begin Supplied material

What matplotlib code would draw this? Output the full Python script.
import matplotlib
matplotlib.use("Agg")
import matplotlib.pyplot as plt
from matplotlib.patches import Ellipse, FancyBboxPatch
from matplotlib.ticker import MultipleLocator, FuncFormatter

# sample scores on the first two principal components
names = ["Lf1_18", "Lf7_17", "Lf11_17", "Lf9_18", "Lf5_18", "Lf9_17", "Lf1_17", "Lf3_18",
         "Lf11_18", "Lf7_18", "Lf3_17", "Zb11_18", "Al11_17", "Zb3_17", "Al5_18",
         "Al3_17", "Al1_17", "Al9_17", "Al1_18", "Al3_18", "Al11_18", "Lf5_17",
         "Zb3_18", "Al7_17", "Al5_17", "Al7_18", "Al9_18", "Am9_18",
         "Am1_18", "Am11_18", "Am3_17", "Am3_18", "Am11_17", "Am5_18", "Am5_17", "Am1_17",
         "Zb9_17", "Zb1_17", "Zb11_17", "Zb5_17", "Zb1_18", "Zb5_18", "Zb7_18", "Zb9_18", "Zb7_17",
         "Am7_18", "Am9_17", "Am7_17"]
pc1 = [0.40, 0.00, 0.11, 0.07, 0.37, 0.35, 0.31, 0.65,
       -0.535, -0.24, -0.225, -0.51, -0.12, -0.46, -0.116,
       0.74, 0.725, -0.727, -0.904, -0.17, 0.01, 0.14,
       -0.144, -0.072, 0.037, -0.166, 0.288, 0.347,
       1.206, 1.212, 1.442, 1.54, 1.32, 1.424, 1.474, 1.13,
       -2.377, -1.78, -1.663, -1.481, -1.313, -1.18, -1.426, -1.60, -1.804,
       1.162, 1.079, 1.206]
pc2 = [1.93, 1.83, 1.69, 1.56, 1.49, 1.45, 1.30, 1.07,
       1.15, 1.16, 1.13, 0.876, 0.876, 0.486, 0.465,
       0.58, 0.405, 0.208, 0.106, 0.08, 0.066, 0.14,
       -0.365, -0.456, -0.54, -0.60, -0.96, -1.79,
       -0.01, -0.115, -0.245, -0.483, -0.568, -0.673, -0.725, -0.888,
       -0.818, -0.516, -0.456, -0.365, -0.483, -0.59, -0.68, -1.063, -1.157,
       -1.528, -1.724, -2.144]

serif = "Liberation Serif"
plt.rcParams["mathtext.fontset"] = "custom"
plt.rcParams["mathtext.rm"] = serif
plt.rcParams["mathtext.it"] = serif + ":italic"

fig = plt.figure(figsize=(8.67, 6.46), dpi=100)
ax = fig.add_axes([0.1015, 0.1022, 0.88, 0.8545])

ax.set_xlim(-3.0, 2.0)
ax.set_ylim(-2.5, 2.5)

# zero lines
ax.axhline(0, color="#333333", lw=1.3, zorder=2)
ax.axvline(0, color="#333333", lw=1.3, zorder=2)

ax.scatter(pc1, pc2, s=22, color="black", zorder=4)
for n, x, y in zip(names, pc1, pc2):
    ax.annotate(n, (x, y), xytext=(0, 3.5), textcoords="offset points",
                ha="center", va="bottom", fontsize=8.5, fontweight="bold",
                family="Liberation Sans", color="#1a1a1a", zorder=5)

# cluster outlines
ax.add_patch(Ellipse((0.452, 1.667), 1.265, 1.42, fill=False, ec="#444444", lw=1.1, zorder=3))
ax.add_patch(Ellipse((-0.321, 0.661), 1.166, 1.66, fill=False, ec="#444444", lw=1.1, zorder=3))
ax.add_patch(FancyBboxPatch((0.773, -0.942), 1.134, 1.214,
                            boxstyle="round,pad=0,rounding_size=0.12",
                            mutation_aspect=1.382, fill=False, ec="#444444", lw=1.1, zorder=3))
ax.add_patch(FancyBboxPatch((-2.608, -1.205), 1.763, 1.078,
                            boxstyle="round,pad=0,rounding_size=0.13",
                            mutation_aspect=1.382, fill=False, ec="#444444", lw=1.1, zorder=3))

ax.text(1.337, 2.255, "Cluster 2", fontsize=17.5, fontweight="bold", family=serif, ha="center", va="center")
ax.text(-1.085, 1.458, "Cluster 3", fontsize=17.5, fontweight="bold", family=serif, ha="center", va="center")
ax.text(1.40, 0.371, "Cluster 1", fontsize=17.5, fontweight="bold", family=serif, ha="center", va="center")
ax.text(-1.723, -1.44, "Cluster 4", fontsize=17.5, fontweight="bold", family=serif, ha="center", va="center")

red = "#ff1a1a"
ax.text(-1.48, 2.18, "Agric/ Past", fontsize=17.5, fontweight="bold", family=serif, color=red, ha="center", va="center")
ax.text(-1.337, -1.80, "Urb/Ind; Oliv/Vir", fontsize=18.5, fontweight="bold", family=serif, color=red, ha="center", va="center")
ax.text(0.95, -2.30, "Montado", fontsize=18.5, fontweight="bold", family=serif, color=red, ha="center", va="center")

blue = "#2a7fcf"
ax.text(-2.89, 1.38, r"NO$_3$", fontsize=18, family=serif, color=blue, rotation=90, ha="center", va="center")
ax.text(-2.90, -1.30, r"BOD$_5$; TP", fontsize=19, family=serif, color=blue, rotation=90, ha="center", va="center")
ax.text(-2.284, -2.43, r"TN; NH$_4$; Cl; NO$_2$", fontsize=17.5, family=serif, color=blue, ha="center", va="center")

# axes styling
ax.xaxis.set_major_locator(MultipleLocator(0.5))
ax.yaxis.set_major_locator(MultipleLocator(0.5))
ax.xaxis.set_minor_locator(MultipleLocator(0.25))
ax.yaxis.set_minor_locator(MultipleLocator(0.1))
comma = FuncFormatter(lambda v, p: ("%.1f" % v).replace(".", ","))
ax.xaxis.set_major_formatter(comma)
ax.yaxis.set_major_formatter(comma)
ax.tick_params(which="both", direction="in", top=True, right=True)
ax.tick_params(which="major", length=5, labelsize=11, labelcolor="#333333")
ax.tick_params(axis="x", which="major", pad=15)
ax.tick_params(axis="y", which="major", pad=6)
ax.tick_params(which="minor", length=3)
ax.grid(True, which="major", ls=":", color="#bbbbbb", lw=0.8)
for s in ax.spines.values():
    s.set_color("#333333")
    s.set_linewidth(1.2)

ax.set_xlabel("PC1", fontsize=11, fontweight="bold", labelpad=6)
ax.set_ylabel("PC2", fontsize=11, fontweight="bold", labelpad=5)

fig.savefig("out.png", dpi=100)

end Supplied material

◆ **Do this**:
Extract the lines above, from the first one through the one containing "from matplotlib.ticker import", and return only those, unchanged.

◆ **Exercise result**:
What matplotlib code would draw this? Output the full Python script.
import matplotlib
matplotlib.use("Agg")
import matplotlib.pyplot as plt
from matplotlib.patches import Ellipse, FancyBboxPatch
from matplotlib.ticker import MultipleLocator, FuncFormatter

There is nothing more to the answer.